To explain why the EF should hold a more idealistic line, Buterin used a Google analogy: a single institution maintaining a principled stance can create more durable value for an entire field than having every institution bend to prevailing pressures. He argued that as technology trends toward financial capture and surveillance, the EF gains leverage by being explicitly resistant to those pressures, rather than trying to win as another growth-oriented organization.
Community critics counter that Ethereum needs an organization focused on making "ETH the asset" win, executing decisively, and becoming louder in institutional markets. Buterin acknowledges that supporting ETH as an asset still requires real work; his view is that it should be funded and executed by external organizations rather than the EF.
Buterin also framed the departure of senior EF members as decentralization in action. At least nine senior EF members have left in 2026, and he described this "brain drain" as part of distributing responsibility and attracting outside capital to critical tasks. He did not directly address whether external institutions will form quickly enough or coordinate effectively enough to absorb the functions the EF steps away from.
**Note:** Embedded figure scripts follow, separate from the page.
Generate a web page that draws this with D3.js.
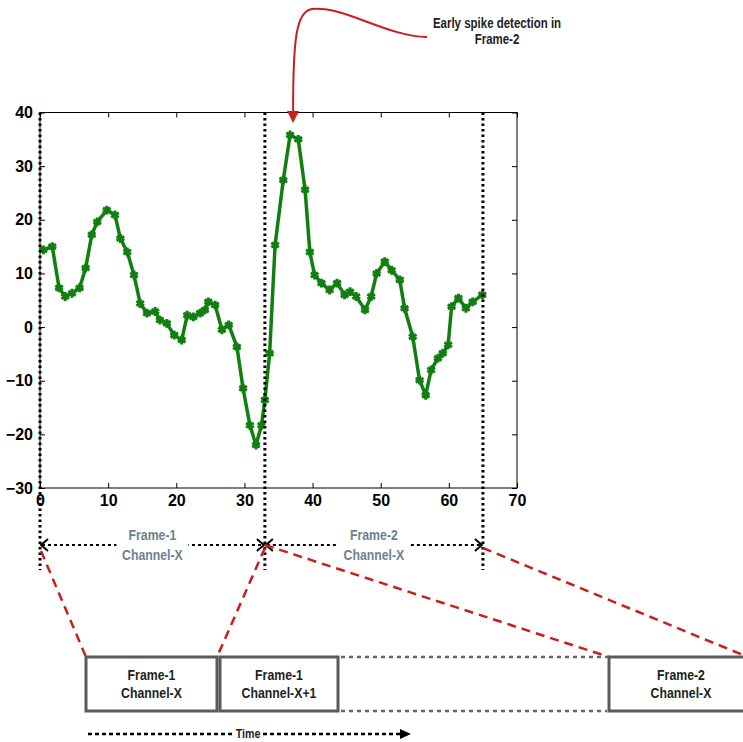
<!DOCTYPE html>
<html>
<head>
<meta charset="utf-8">
<script src="https://cdn.jsdelivr.net/npm/d3@7"></script>
<style>
  body { margin: 0; background: #fff; }
  svg { display: block; }
  .narrow { font-family: "Liberation Sans", Arial, sans-serif; font-weight: bold; }
</style>
</head>
<body>
<div id="chart"></div>
<script>
// サンプル番号（横軸）
const sampleX = [0.5, 1.8, 2.8, 3.7, 4.7, 5.8, 6.7, 7.6, 8.4, 9.8, 11, 11.8, 12.8, 13.8, 14.7, 15.7, 16.9, 17.6,
  18.6, 19.7, 20.8, 21.6, 22.5, 23.5, 24.2, 24.7, 25.7, 26.7, 27.7, 28.9, 29.8, 30.8, 31.7, 32.5, 33, 33.7,
  34.5, 35.7, 36.7, 37.9, 38.9, 39.6, 40.3, 41.3, 42.5, 43.6, 44.7, 45.5, 46.4, 47.7, 48.6, 49.4, 50.6, 51.6,
  52.8, 53.5, 54.7, 55.7, 56.6, 57.4, 58.4, 59.1, 59.9, 60.4, 61.4, 62.5, 63.5, 64.9]
// 振幅（縦軸）
const sampleY = [14.4, 15, 7.3, 5.7, 6.3, 7.3, 11, 17.2, 19.6, 21.8, 20.9, 16.5, 14, 9.7, 4.4, 2.6, 2.9, 1.3,
  0.7, -1.5, -2.4, 2.2, 1.9, 2.6, 3.2, 4.7, 4.1, -0.5, 0.4, -3.7, -11.4, -18.3, -22, -18.3, -13.6, -4.9,
  15.3, 27.4, 35.8, 35, 25.6, 14, 9.7, 8.2, 6.9, 8.2, 6, 6.6, 5.7, 3.2, 5.7, 10, 12.2, 10.6,
  8.8, 3.5, -1.8, -9.9, -12.7, -8, -5.8, -4.9, -3.3, 3.8, 5.4, 3.5, 4.7, 6]

const xTicks = [0, 10, 20, 30, 40, 50, 60, 70]
const yTicks = [-30, -20, -10, 0, 10, 20, 30, 40]

// フレームの境界（サンプル番号）
const frameEdges = [0, 33, 65]
const spanLabels = [['Frame-1', 'Channel-X'], ['Frame-2', 'Channel-X']]
const slotLabels = [['Frame-1', 'Channel-X'], ['Frame-1', 'Channel-X+1'], ['Frame-2', 'Channel-X']]
const noteLines = ['Early spike detection in', 'Frame-2']
const timeLabel = 'Time'

const width = 743
const height = 742

const svg = d3.select('#chart').append('svg')
  .attr('width', width)
  .attr('height', height)

const xScale = d3.scaleLinear().domain([0, 70]).range([40, 517])
const yScale = d3.scaleLinear().domain([-30, 40]).range([488, 112.5])

const green = '#107f10'
const red = '#c81e1e'

// 細めの文字（Arial Narrow 風に横を縮める）
const narrowText = (parent, lines, cx, y0, dy, size, color) => {
  parent.append('text')
    .attr('class', 'narrow')
    .attr('transform', `translate(${cx}, 0) scale(0.82, 1)`)
    .attr('text-anchor', 'middle')
    .attr('font-size', size)
    .attr('fill', color)
    .selectAll('tspan')
    .data(lines)
    .enter()
    .append('tspan')
    .attr('x', 0)
    .attr('y', (d, i) => y0 + i * dy)
    .text((d) => d)
}

// 外枠
svg.append('rect')
  .attr('x', xScale(0))
  .attr('y', yScale(40))
  .attr('width', xScale(70) - xScale(0))
  .attr('height', yScale(-30) - yScale(40))
  .attr('fill', 'none')
  .attr('stroke', '#000')
  .attr('stroke-width', 1)

// 軸（MATLAB風に目盛りは内向き）
const axisFont = (g) => {
  g.select('.domain').remove()
  g.selectAll('text')
    .attr('font-family', '"Liberation Sans", Arial, sans-serif')
    .attr('font-size', 16)
    .attr('font-weight', 'bold')
    .attr('fill', '#000')
}

svg.append('g')
  .attr('transform', `translate(0, ${yScale(-30)})`)
  .call(d3.axisBottom(xScale).tickValues(xTicks).tickSizeInner(-5).tickSizeOuter(0).tickPadding(7))
  .call(axisFont)

svg.append('g')
  .attr('transform', `translate(${xScale(0)}, 0)`)
  .call(d3.axisLeft(yScale).tickValues(yTicks).tickSizeInner(-5).tickSizeOuter(0).tickPadding(7))
  .call(axisFont)

svg.append('g')
  .attr('transform', `translate(0, ${yScale(40)})`)
  .call(d3.axisTop(xScale).tickValues(xTicks).tickSizeInner(-5).tickSizeOuter(0).tickFormat(''))
  .call(axisFont)

svg.append('g')
  .attr('transform', `translate(${xScale(70)}, 0)`)
  .call(d3.axisRight(yScale).tickValues(yTicks).tickSizeInner(-5).tickSizeOuter(0).tickFormat(''))
  .call(axisFont)

// 波形
const points = sampleX.map((d, i) => [d, sampleY[i]])

svg.append('path')
  .datum(points)
  .attr('fill', 'none')
  .attr('stroke', green)
  .attr('stroke-width', 3.5)
  .attr('stroke-linejoin', 'round')
  .attr('d', d3.line().x((d) => xScale(d[0])).y((d) => yScale(d[1])))

svg.append('g')
  .selectAll('path')
  .data(points)
  .enter()
  .append('path')
  .attr('transform', (d) => `translate(${xScale(d[0])}, ${yScale(d[1])})`)
  .attr('d', d3.symbol().type(d3.symbolAsterisk).size(55))
  .attr('fill', 'none')
  .attr('stroke', green)
  .attr('stroke-width', 3)

// フレーム境界の縦点線
const spanY = 545
svg.append('g')
  .selectAll('line')
  .data(frameEdges)
  .enter()
  .append('line')
  .attr('x1', (d) => xScale(d))
  .attr('x2', (d) => xScale(d))
  .attr('y1', yScale(40))
  .attr('y2', 570)
  .attr('stroke', '#000')
  .attr('stroke-width', 3)
  .attr('stroke-dasharray', '2.5,3')

// フレーム幅の両矢印
const spans = d3.pairs(frameEdges)
const spanG = svg.append('g')
spans.forEach((s, i) => {
  const x0 = xScale(s[0])
  const x1 = xScale(s[1])
  spanG.append('line')
    .attr('x1', x0 + 2).attr('x2', x1 - 2)
    .attr('y1', spanY).attr('y2', spanY)
    .attr('stroke', '#000')
    .attr('stroke-width', 2)
    .attr('stroke-dasharray', '3,3')
  spanG.append('path')
    .attr('d', `M${x0 + 8},${spanY - 6}L${x0 + 1},${spanY}L${x0 + 8},${spanY + 6}`)
    .attr('fill', 'none').attr('stroke', '#000').attr('stroke-width', 2)
  spanG.append('path')
    .attr('d', `M${x1 - 8},${spanY - 6}L${x1 - 1},${spanY}L${x1 - 8},${spanY + 6}`)
    .attr('fill', 'none').attr('stroke', '#000').attr('stroke-width', 2)
  const cx = (x0 + x1) / 2
  spanG.append('rect')
    .attr('x', cx - 36).attr('y', spanY - 5)
    .attr('width', 72).attr('height', 10)
    .attr('fill', '#fff')
  narrowText(spanG, spanLabels[i], cx, 540, 20, 15, '#6f7f91')
})

// 下段のタイムスロット
const slots = [
  { x: 86, w: 131 },
  { x: 220, w: 118 },
  { x: 609, w: 150 }
]
const slotTop = 657
const slotH = 54

// スロット間の点線
svg.append('g')
  .selectAll('line')
  .data([slotTop, slotTop + slotH])
  .enter()
  .append('line')
  .attr('x1', slots[1].x + slots[1].w + 3)
  .attr('x2', slots[2].x - 2)
  .attr('y1', (d) => d)
  .attr('y2', (d) => d)
  .attr('stroke', '#666')
  .attr('stroke-width', 2.5)
  .attr('stroke-dasharray', '4,4')

// 赤い破線（フレーム -> スロット）
const links = [
  [xScale(0) + 1, spanY + 6, slots[0].x, slotTop],
  [xScale(33), spanY + 3, slots[1].x - 3, slotTop],
  [xScale(33), spanY, slots[2].x, slotTop],
  [xScale(65), spanY + 3, width, slotTop - 2]
]
svg.append('g')
  .selectAll('line')
  .data(links)
  .enter()
  .append('line')
  .attr('x1', (d) => d[0]).attr('y1', (d) => d[1])
  .attr('x2', (d) => d[2]).attr('y2', (d) => d[3])
  .attr('stroke', red)
  .attr('stroke-width', 2.5)
  .attr('stroke-dasharray', '9,6')

const slotG = svg.append('g')
slots.forEach((s, i) => {
  slotG.append('rect')
    .attr('x', s.x).attr('y', slotTop)
    .attr('width', s.w).attr('height', slotH)
    .attr('fill', '#fff')
    .attr('stroke', '#5a5a5a')
    .attr('stroke-width', 3)
  const cx = i === 2 ? 681 : s.x + s.w / 2
  narrowText(slotG, slotLabels[i], cx, 680, 18, 15, '#1e1e1e')
})

// 時間軸の矢印
const timeY = 734
svg.append('line')
  .attr('x1', 88).attr('x2', 402)
  .attr('y1', timeY).attr('y2', timeY)
  .attr('stroke', '#000')
  .attr('stroke-width', 2.5)
  .attr('stroke-dasharray', '4,3')
svg.append('path')
  .attr('d', `M400,${timeY - 5}L411,${timeY}L400,${timeY + 5}Z`)
  .attr('fill', '#000')
svg.append('rect')
  .attr('x', 234).attr('y', timeY - 6).attr('width', 28).attr('height', 12)
  .attr('fill', '#fff')
narrowText(svg, [timeLabel], 248, timeY + 4.5, 0, 13, '#1e1e1e')

// 注釈（スパイクの早期検出）
const peakIndex = d3.maxIndex(sampleY)
const tipX = xScale(sampleX[peakIndex]) + 3
const tipY = yScale(sampleY[peakIndex]) - 12
svg.append('path')
  .attr('d', `M427,37C385,36 345,6 312,9C296,11 293,40 ${tipX},${tipY - 10}`)
  .attr('fill', 'none')
  .attr('stroke', red)
  .attr('stroke-width', 2)
svg.append('path')
  .attr('d', `M${tipX - 6},${tipY - 12}L${tipX},${tipY}L${tipX + 6},${tipY - 12}Z`)
  .attr('fill', red)

narrowText(svg, noteLines, 497, 28, 16, 14, '#222')
</script>
</body>
</html>
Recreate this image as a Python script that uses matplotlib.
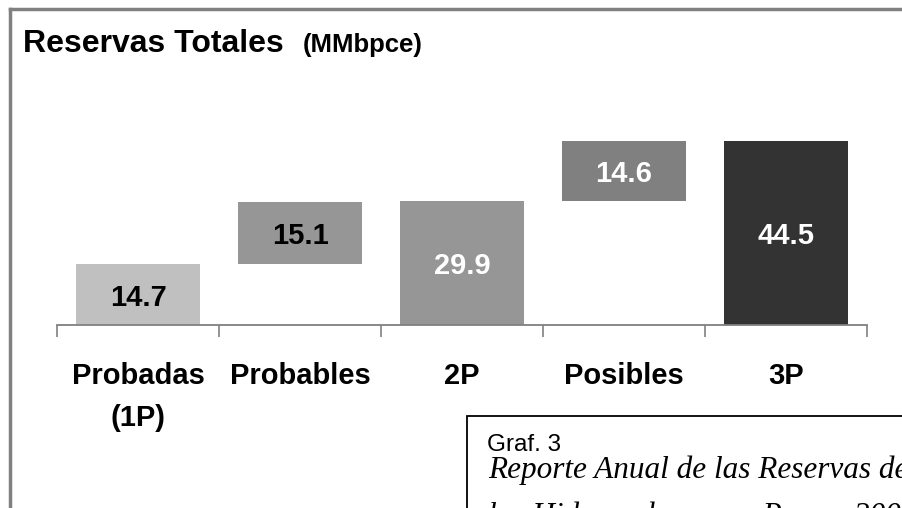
import numpy as np
import matplotlib.pyplot as plt
from matplotlib.lines import Line2D
from matplotlib.patches import Rectangle

# data
categories = ["Probadas\n(1P)", "Probables", "2P", "Posibles", "3P"]
values = [14.7, 15.1, 29.9, 14.6, 44.5]
bases = [0, 14.7, 0, 29.9, 0]
bar_colors = ["#c0c0c0", "#969696", "#969696", "#808080", "#333333"]
label_colors = ["black", "black", "white", "white", "white"]

W, H = 903, 508
plt.rcParams['font.family'] = ['Liberation Sans', 'DejaVu Sans']

fig = plt.figure(figsize=(W / 100, H / 100), dpi=100)


def fx(px):
    return px / W


def fy(py):
    return 1 - py / H


# outer gray frame (top + left, rest is cropped)
fig.add_artist(Line2D([fx(10), 1.0], [fy(8.5), fy(8.5)], color="#808080", lw=2.5))
fig.add_artist(Line2D([fx(10), fx(10)], [fy(8.5), 0.0], color="#808080", lw=2.5))

# plot area: baseline at y=325 px, categories spaced 162 px
ax = fig.add_axes([fx(57), fy(325), 810 / W, 225 / H])
x = np.arange(len(categories))
ax.bar(x, values, bottom=bases, width=0.77, color=bar_colors, linewidth=0)

for xi, v, b, c in zip(x, values, bases, label_colors):
    ax.text(xi, b + v / 2 - 0.7, f"{v:.1f}", ha="center", va="center",
            fontsize=21, fontweight="bold", color=c)

ax.set_xlim(-0.5, len(categories) - 0.5)
ax.set_ylim(0, 225 / 4.135)
for s in ["top", "right", "left"]:
    ax.spines[s].set_visible(False)
ax.spines["bottom"].set_color("#808080")
ax.spines["bottom"].set_linewidth(1.3)
ax.set_yticks([])

ax.set_xticks(x)
ax.set_xticklabels(categories, fontsize=21, fontweight="bold", linespacing=1.6)
ax.tick_params(axis="x", which="major", length=0, pad=27)
ax.set_xticks(np.arange(-0.5, len(categories)), minor=True)
ax.tick_params(axis="x", which="minor", length=8.5, width=1.2, color="#808080")

# title
fig.text(fx(23), fy(52), "Reservas Totales", fontsize=23, fontweight="bold",
         ha="left", va="baseline")
fig.text(fx(303), fy(52), "(MMbpce)", fontsize=18.5, fontweight="bold",
         ha="left", va="baseline")

# caption box (cropped at the right/bottom edges, as in the source)
fig.add_artist(Rectangle((fx(467), -0.05), 1.0, fy(416) + 0.05,
                         transform=fig.transFigure, facecolor="white",
                         edgecolor="black", lw=1.3, clip_on=False))
fig.text(fx(487), fy(451), "Graf. 3", fontsize=17.5, ha="left", va="baseline")
fig.text(fx(488), fy(478), "Reporte Anual de las Reservas de", fontsize=22.5,
         style="italic", family=["Liberation Serif", "DejaVu Serif"],
         ha="left", va="baseline")
fig.text(fx(488), fy(524), "los Hidrocarburos en Pemex 2007", fontsize=22.5,
         style="italic", family=["Liberation Serif", "DejaVu Serif"],
         ha="left", va="baseline")

fig.savefig("out.png", dpi=100)
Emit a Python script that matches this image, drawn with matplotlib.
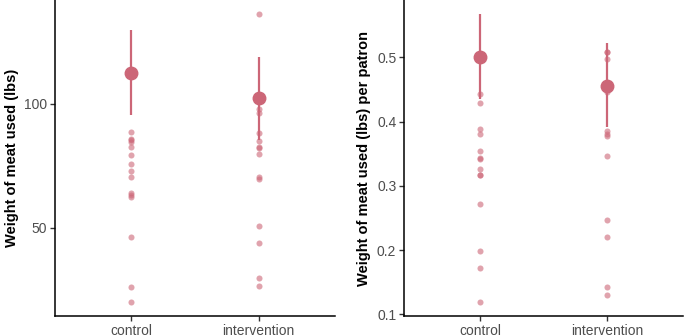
import matplotlib
matplotlib.use("Agg")
import matplotlib.pyplot as plt
import numpy as np

plt.rcParams['font.family'] = ['Liberation Sans', 'DejaVu Sans']

categories = ["control", "intervention"]

# Panel 1: weight of meat used (lbs)
w_control = [88.7, 86.0, 85.5, 84.4, 82.7, 79.5, 75.9, 73.0, 70.6, 64.0, 63.3, 62.6, 46.5, 26.2, 20.3]
w_intervention = [136.0, 97.7, 96.4, 88.3, 85.1, 82.3, 82.5, 79.6, 70.4, 69.8, 50.9, 44.1, 29.8, 26.6]
w_mean = [112.3, 102.4]
w_low = [95.3, 85.6]
w_high = [129.6, 118.8]

# Panel 2: weight of meat used (lbs) per patron
p_control = [0.443, 0.429, 0.388, 0.381, 0.354, 0.344, 0.342, 0.327, 0.317, 0.317, 0.272, 0.199, 0.172, 0.120]
p_intervention = [0.509, 0.508, 0.498, 0.446, 0.385, 0.381, 0.377, 0.347, 0.247, 0.220, 0.142, 0.130]
p_mean = [0.500, 0.4563]
p_low = [0.4355, 0.3914]
p_high = [0.567, 0.5224]

COL = "#CC6677"

fig = plt.figure(figsize=(6.85, 3.36), dpi=100)
ax1 = fig.add_axes([55/685, 20/336, 280/685, 316/336])
ax2 = fig.add_axes([404/685, 20/336, 279/685, 316/336])

def panel(ax, groups, means, lows, highs, ylabel, yticks, yticklabels):
    xs = np.arange(1, len(categories) + 1)
    for x, vals in zip(xs, groups):
        ax.scatter([x] * len(vals), vals, s=19, color=COL, alpha=0.6,
                   linewidths=0, zorder=2)
    means = np.array(means); lows = np.array(lows); highs = np.array(highs)
    ax.errorbar(xs, means, yerr=[means - lows, highs - means], fmt='o',
                color=COL, ecolor=COL, elinewidth=1.6, markersize=9,
                capsize=0, zorder=3)
    allv = np.concatenate([np.concatenate(groups), lows, highs])
    lo, hi = allv.min(), allv.max()
    pad = (hi - lo) * 0.05
    ax.set_ylim(lo - pad, hi + pad)
    ax.set_xlim(0.4, 2.6)
    ax.set_xticks(xs)
    ax.set_xticklabels(categories)
    ax.set_yticks(yticks)
    ax.set_yticklabels(yticklabels)
    ax.set_ylabel(ylabel, fontsize=10.5, fontweight='bold', labelpad=4)
    for s in ['top', 'right']:
        ax.spines[s].set_visible(False)
    for s in ['left', 'bottom']:
        ax.spines[s].set_linewidth(1.1)
        ax.spines[s].set_color('black')
    ax.tick_params(axis='both', labelsize=10, labelcolor='#4D4D4D',
                   color='#333333', length=3.5, width=1.0, pad=2)

panel(ax1, [w_control, w_intervention], w_mean, w_low, w_high,
      "Weight of meat used (lbs)", [50, 100], ["50", "100"])
panel(ax2, [p_control, p_intervention], p_mean, p_low, p_high,
      "Weight of meat used (lbs) per patron",
      [0.1, 0.2, 0.3, 0.4, 0.5], ["0.1", "0.2", "0.3", "0.4", "0.5"])

fig.savefig("out.png", dpi=100)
The outcome, he suggests, hinges on whether a smaller EF can reduce treasury selling pressure while preserving technical credibility—and whether outside groups can build the adoption engine. If external organizations—funded by private capital and ETH-aligned institutions—take over business development, coordination, and the asset narrative, ETH holders could see less selling pressure and more decentralized execution. If they fail to emerge in time, the risk is slower upgrades, fragmented execution, and a smaller EF perceived as weakened leadership.
Buterin closed by describing the EF as a smaller ship than in prior years: more focused, more ideological, and built to last. ETH holders who have long pushed for a bigger ship, he wrote, are being asked to accept a different vessel—one that bets Ethereum can outsource growth without outsourcing urgency.